Japan: still a team player

Japan wants to do its part to help global security.

Within weeks of 9/11, Japan dispatched ships to the Indian Ocean to provide fuel and other support to the Western forces waging the war in Afghanistan.

It was the first time since World War II that Japan sent forces abroad to support an overseas military conflict, although in a noncombat role. American policymakers hailed Japan as a loyal ally, willing to put "boots on the ground."

Come Nov. 1, however, the Japanese ships will be heading home.

American officials worry that, after taking steps to shed its postwar pacifism, Japan will now shirk its role as an ally in international security.

But these concerns are alarmist. The Japanese government, even its liberal opposition party, has shown a desire and commitment to contribute to global security.

A renewal of the law authorizing the mission in Afghanistan is now increasingly unlikely, since the opposition Democratic Party of Japan (DPJ), which opposes the measure, won a shocking victory in last summer's elections for the upper house of parliament. While the ruling conservative Liberal Democratic Party (LDP) is still determined to reauthorize the military role, it faces significant public opposition and a tough road in the parliament.

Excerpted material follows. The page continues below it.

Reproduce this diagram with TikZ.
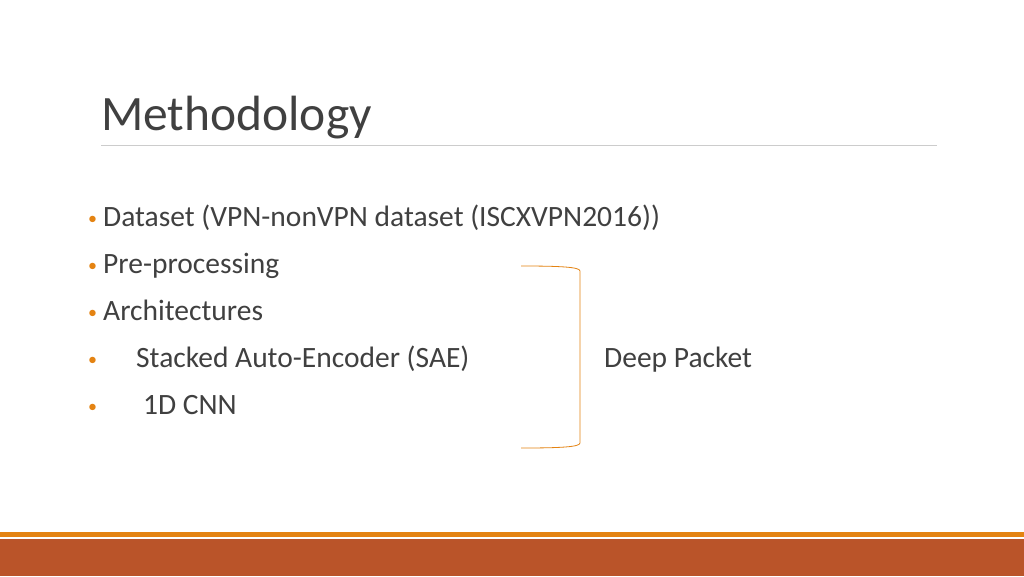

Some American officials and experts have issued bellicose warnings that not renewing the mission would signal a dangerous retreat from Japan's responsibilities in the world and undermine the security alliance. Others accused DPJ leader Ozawa Ichiro of being irresponsible, even "anti-American."

These remarks are clumsy and unfair. The possibility of Japan's return to a lesser security role is real enough, but its mission in Afghanistan is the wrong test of the country's reliability as an ally. In reality, the maritime mission has become largely symbolic. As for Mr. Ozawa, if Americans would listen carefully to his arguments, they would find that he seeks to expand, not contract, Japan's global security role.

What the US sees as backtracking on global responsibility is actually something else – opposition, shared by Japan's liberal and conservative parties, to the American decision to invade Iraq. Once carefully buried behind the appearance of alliance solidarity, it is now surfacing.

Ozawa and his party have been unusually open in questioning the Iraq war, characterizing it as a war without clear international justification. According to reliable accounts, Japanese Prime Minister Fukuda Kazuo privately shares that view, as do others in the LDP.

US officials critical of the DPJ for avoiding a greater security role for Japan should remember that the party supported the antiterrorism law when it was passed in 2001. But they refused to support its renewal later – after the Iraq war began. Over time, senior DPJ members say, the mission's original purpose got muddied with military operations in Iraq. Japanese and American officials deny that any diversion took place, but the Pentagon admits that ships engage in multiple missions and there is no way to segregate how fuel is used. The new version of the law proposed by the LDP explicitly narrows the role of the Navy to supporting antiterrorist interdiction operations, a backhanded acknowledgment that there was no clear separation from the Iraq war.

Ozawa has long advocated a more visible security role for Japan outside its borders, calling on the government to send forces to aid the Gulf War in 1991 and pushing through legislation allowing Japanese participation in UN peacekeeping operations.

Japanese peacekeepers, however, are restricted to noncombat missions. Despite inching toward a larger security role, the government stands by an interpretation of Japan's American-authored antiwar clause in its Constitution that bars the use of force for anything other than to respond to an attack on themselves. But Ozawa has long contended that the constitutional bar should not extend to UN activities.

This month, Ozawa proposed that instead of the maritime force, Japan should send peacekeepers to Afghanistan under the auspices of the UN-authorized international security forces, and to Sudan as well. Ironically, the ruling conservatives reject that as unconstitutional, arguing it would be an act of collective defense rather than self-defense.

"If Japan is to really be an ally of the US ..." Ozawa wrote, "it should hold its head up high and strive to give proper advice to the US." And in order to do that, he continued, Japan had to be willing to put itself more on the line by sharing responsibility for peacekeeping, not just sending a few boats out of harm's way.

These are ideas that should be embraced, rather than denounced, by American officials.